Larry Shanks and Troy Minton: Their Right to Free Speech
Larry Shanks, a homeless man in Boise, Idaho is a street musician learning how to play for donations. Troy Minton is a homeless man who solicits money on the streets of Boise to pay for gas so that he can travel to and from the jobs he gets through temp agencies.
Boise's new anti-solicitation ordinance was going to take Larry's and Troy's ability to become financially stable. But the Law Center, in partnership with the ACLU of Idaho, challenged the ordinance - and won.
"I'm relieved," said Larry Shanks. "It's a huge weight off my shoulders. Every night I would go to bed thinking about what would happen if this passed. I am relieved for my family and the common citizens as their rights were also in trouble."
The criminalization of homelessness is on the rise in America, where many people are treated as criminals for begging on the streets. While panhandling is not a long-term solution for survival, in the short-run, it's the only means of survival for many homeless and poor people across the country.
"The truth is, I don't like to panhandle, but it's something I have to do in between jobs to survive," said Troy Minton. "People yell at me. They tell me to get a job and frequently shout insults at me." The key to ending homelessness is not to criminalize it, but to implement effective policies that can ensure homeless people can get stable housing and employment.
When cities criminalize homelessness, they are essentially exacerbating the problem and making it more difficult for homeless people to escape it. For example, if Troy Minton is arrested for panhandling, he could lose his job from the temp agency for having not shown up, he could also lose credibility with the temp agency, and his ability to find another job after being arrested would become even more difficult.
A Family Loses a Home - The Fight for Their Two Girls' Education
In October, 2013, a mother in Brunswick, Ohio contacted our office, desperately seeking help. The family had just lost their home and her daughters, ages 12 and 14, were about to be thrown out of their own school—simply because they were homeless. Frantic, their mother turned to the Law Center for help.

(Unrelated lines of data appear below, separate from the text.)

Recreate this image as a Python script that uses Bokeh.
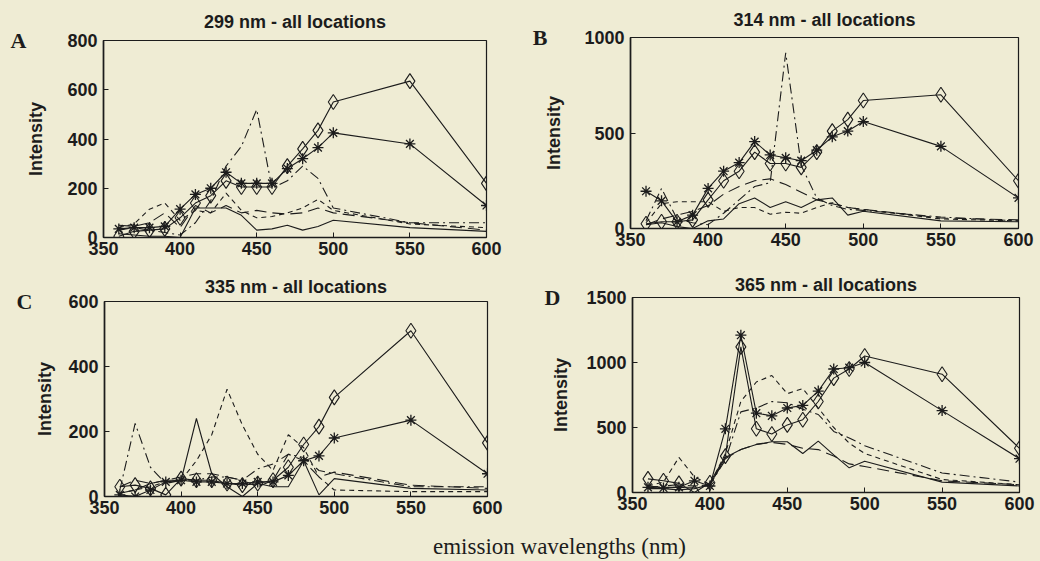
import math
from bokeh.plotting import figure
from bokeh.models import FixedTicker, Div, Range1d, LinearAxis
from bokeh.layouts import column, row
from bokeh.embed import file_html
from bokeh.resources import INLINE

# ---------------- data ----------------
wl = [360, 370, 380, 390, 400, 410, 420, 430, 440, 450, 460, 470, 480, 490, 500, 550, 600]
x_ticks = [350, 400, 450, 500, 550, 600]

titles = ["299 nm - all locations", "314 nm - all locations",
          "335 nm - all locations", "365 nm - all locations"]
letters = ["A", "B", "C", "D"]
y_max = [800, 1000, 600, 1500]
y_ticks = [[0, 200, 400, 600, 800], [0, 500, 1000], [0, 200, 400, 600], [0, 500, 1000, 1500]]

# panel A (299 nm)
a_diamond = [5, 25, 30, 35, 80, 140, 170, 230, 205, 205, 205, 290, 360, 435, 550, 635, 220]
a_star = [35, 40, 40, 45, 115, 175, 200, 265, 220, 220, 220, 280, 320, 365, 425, 380, 130]
a_solid = [15, 10, 5, 5, 0, 120, 120, 120, 90, 30, 35, 50, 30, 45, 70, 40, 25]
a_dashed = [40, 55, 115, 140, 70, 110, 100, 180, 110, 80, 85, 100, 120, 155, 110, 55, 40]
a_dashdot = [30, 40, 30, 20, 10, 60, 150, 290, 370, 520, 200, 230, 290, 240, 120, 60, 60]
a_longdash = [50, 45, 60, 100, 40, 130, 100, 130, 100, 110, 100, 95, 100, 120, 100, 60, 30]

# panel B (314 nm)
b_diamond = [25, 35, 35, 45, 150, 250, 300, 400, 340, 340, 320, 400, 510, 570, 670, 700, 250]
b_star = [195, 145, 35, 70, 210, 300, 345, 455, 385, 370, 355, 410, 480, 510, 560, 430, 160]
b_solid = [20, 30, 10, 0, 40, 50, 130, 160, 110, 140, 110, 150, 160, 70, 90, 40, 35]
b_dashed = [30, 130, 140, 140, 140, 90, 110, 110, 75, 85, 80, 110, 135, 110, 100, 50, 40]
b_dashdot = [40, 210, 50, 30, 20, 80, 150, 220, 240, 920, 330, 160, 120, 100, 95, 60, 40]
b_longdash = [20, 50, 70, 90, 120, 180, 220, 250, 260, 230, 190, 150, 130, 110, 100, 55, 45]

# panel C (335 nm)
c_diamond = [30, 35, 25, 5, 55, 50, 50, 40, 35, 40, 50, 90, 160, 215, 305, 510, 165]
c_star = [5, 0, 20, 45, 50, 45, 45, 40, 40, 45, 45, 65, 110, 125, 180, 235, 70]
c_solid = [10, 20, 40, 50, 50, 240, 70, 30, 0, 40, 30, 30, 110, 5, 55, 25, 20]
c_dashed = [10, 20, 30, 45, 50, 110, 190, 330, 220, 130, 80, 190, 150, 60, 20, 15, 15]
c_dashdot = [20, 225, 90, 40, 50, 50, 60, 60, 50, 85, 100, 130, 120, 80, 70, 30, 30]
c_longdash = [30, 50, 40, 50, 60, 70, 70, 60, 50, 30, 50, 130, 110, 60, 75, 35, 25]

# panel D (365 nm)
d_diamond = [105, 90, 70, 0, 75, 280, 1120, 490, 450, 520, 560, 700, 880, 950, 1050, 910, 340]
d_star = [40, 35, 40, 90, 50, 490, 1210, 610, 590, 650, 670, 780, 950, 960, 1000, 630, 260]
d_solid = [30, 30, 20, 30, 60, 270, 330, 370, 390, 390, 300, 395, 290, 190, 240, 80, 50]
d_dashed = [50, 80, 270, 120, 60, 300, 700, 850, 900, 760, 800, 650, 500, 380, 300, 100, 60]
d_dashdot = [40, 50, 60, 50, 60, 250, 620, 650, 700, 690, 640, 600, 470, 420, 360, 150, 80]
d_longdash = [50, 40, 40, 40, 60, 260, 330, 370, 385, 370, 340, 330, 280, 220, 200, 90, 60]

panels = [
    (a_diamond, a_star, a_solid, a_dashed, a_dashdot, a_longdash),
    (b_diamond, b_star, b_solid, b_dashed, b_dashdot, b_longdash),
    (c_diamond, c_star, c_solid, c_dashed, c_dashdot, c_longdash),
    (d_diamond, d_star, d_solid, d_dashed, d_dashdot, d_longdash),
]

# ---------------- styling / layout ----------------
BG = "#efecd4"
INK = "#1c1c1c"
SANS = "Liberation Sans"
SERIF = "Liberation Serif"

# (width, height, left, right, top, bottom)
geom = [
    (520, 270, 103, 34, 40, 33),
    (520, 270, 110, 22, 36, 42),
    (520, 261, 104, 33, 30, 35),
    (520, 261, 112, 21, 26, 39),
]
title_standoff = [18, 15, 9, 5]
letter_standoff = [-3, -6, 0, -12]
ylab_standoff = [18, 17, 10, 12]


def make_panel(i):
    w, h, bl, br, bt, bb = geom[i]
    ymax = y_max[i]
    p = figure(width=w, height=h, output_backend="svg", toolbar_location=None,
               x_range=Range1d(350, 600), y_range=Range1d(0, ymax),
               min_border_left=bl, min_border_right=br,
               min_border_top=bt, min_border_bottom=bb,
               background_fill_color=BG, border_fill_color=BG)
    p.frame_align = False
    p.grid.visible = False
    p.outline_line_color = INK
    p.outline_line_width = 1.2

    for ax in (p.xaxis[0], p.yaxis[0]):
        ax.axis_line_color = INK
        ax.axis_line_width = 1.6
        ax.major_tick_in = 5
        ax.major_tick_out = 0
        ax.minor_tick_line_color = None
        ax.major_tick_line_color = INK
        ax.major_label_text_font = SANS
        ax.major_label_text_font_size = "18px"
        ax.major_label_text_font_style = "bold"
        ax.major_label_text_color = INK
    p.xaxis[0].ticker = FixedTicker(ticks=x_ticks)
    p.yaxis[0].ticker = FixedTicker(ticks=y_ticks[i])
    p.xaxis[0].major_label_standoff = 4
    p.yaxis[0].major_label_standoff = 6

    yax = p.yaxis[0]
    yax.axis_label = "Intensity"
    yax.axis_label_text_font = SANS
    yax.axis_label_text_font_size = "18px"
    yax.axis_label_text_font_style = "bold"
    yax.axis_label_text_color = INK
    yax.axis_label_standoff = ylab_standoff[i]

    # panel letter: a bare outer axis whose only tick label sits at the frame top
    lax = LinearAxis(ticker=FixedTicker(ticks=[ymax]),
                     major_label_overrides={ymax: letters[i]},
                     axis_line_color=None, major_tick_line_color=None,
                     minor_tick_line_color=None, major_tick_in=0, major_tick_out=0,
                     major_label_standoff=letter_standoff[i],
                     major_label_text_font=SERIF, major_label_text_font_size="22px",
                     major_label_text_font_style="bold", major_label_text_color=INK)
    p.add_layout(lax, "left")

    diamond, star, solid, dashed, dashdot, longdash = panels[i]
    lw = 1.1
    p.line(wl, solid, line_color=INK, line_width=lw)
    p.line(wl, dashed, line_color=INK, line_width=lw, line_dash="5 4")
    p.line(wl, dashdot, line_color=INK, line_width=lw, line_dash="10 4 2 4")
    p.line(wl, longdash, line_color=INK, line_width=lw, line_dash="12 6")
    p.line(wl, diamond, line_color=INK, line_width=lw)
    p.scatter(wl, diamond, marker="diamond", size=15, line_color=INK,
              line_width=1.1, fill_alpha=0)
    p.line(wl, star, line_color=INK, line_width=lw)
    p.scatter(wl, star, marker="asterisk", size=11, line_color=INK, line_width=1.3)

    p.title.text = titles[i]
    p.title.align = "center"
    p.title.text_font = SANS
    p.title.text_font_size = "18px"
    p.title.text_font_style = "bold"
    p.title.text_color = INK
    p.title.standoff = title_standoff[i]
    return p


figs = [make_panel(i) for i in range(4)]

xlabel = Div(
    text=('<div style="padding-left:433px; padding-top:3px; font-family:\'Liberation Serif\';'
          ' font-size:23px; line-height:25px; color:#1c1c1c; white-space:nowrap;">'
          'emission wavelengths (nm)</div>'),
    width=1040, height=30,
    styles={"background-color": BG, "margin": "0px"},
)

layout = column(row(figs[0], figs[1]), row(figs[2], figs[3]), xlabel,
                styles={"background-color": BG})

open("out.html", "w").write(file_html(layout, INLINE))
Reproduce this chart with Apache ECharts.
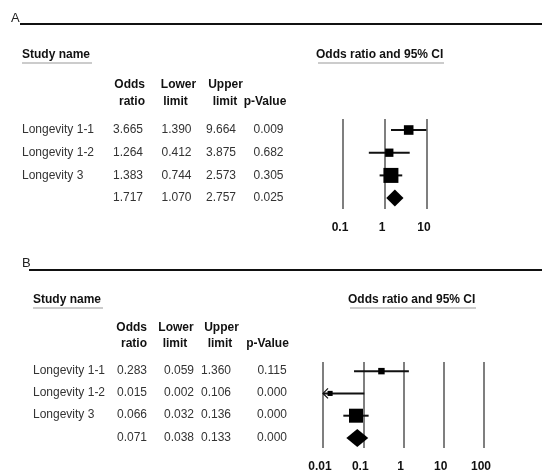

We advocated on behalf of the girls using the McKinney-Vento Act as arsenal. We were able to help quickly and effectively thanks to our innovative Project LEARN, through which we train volunteers across the country on the education rights of homeless children—empowering them to help address one of the most pressing issues in their communities and expanding our capacity beyond that of our small staff in Washington D.C. In just five days, we ensured that the girls could continue their education. They were able to stay in school and remain secure with their familiar teachers and friends. They also retained access to the breakfast and lunch that they received in school, while their father and mother searched for housing.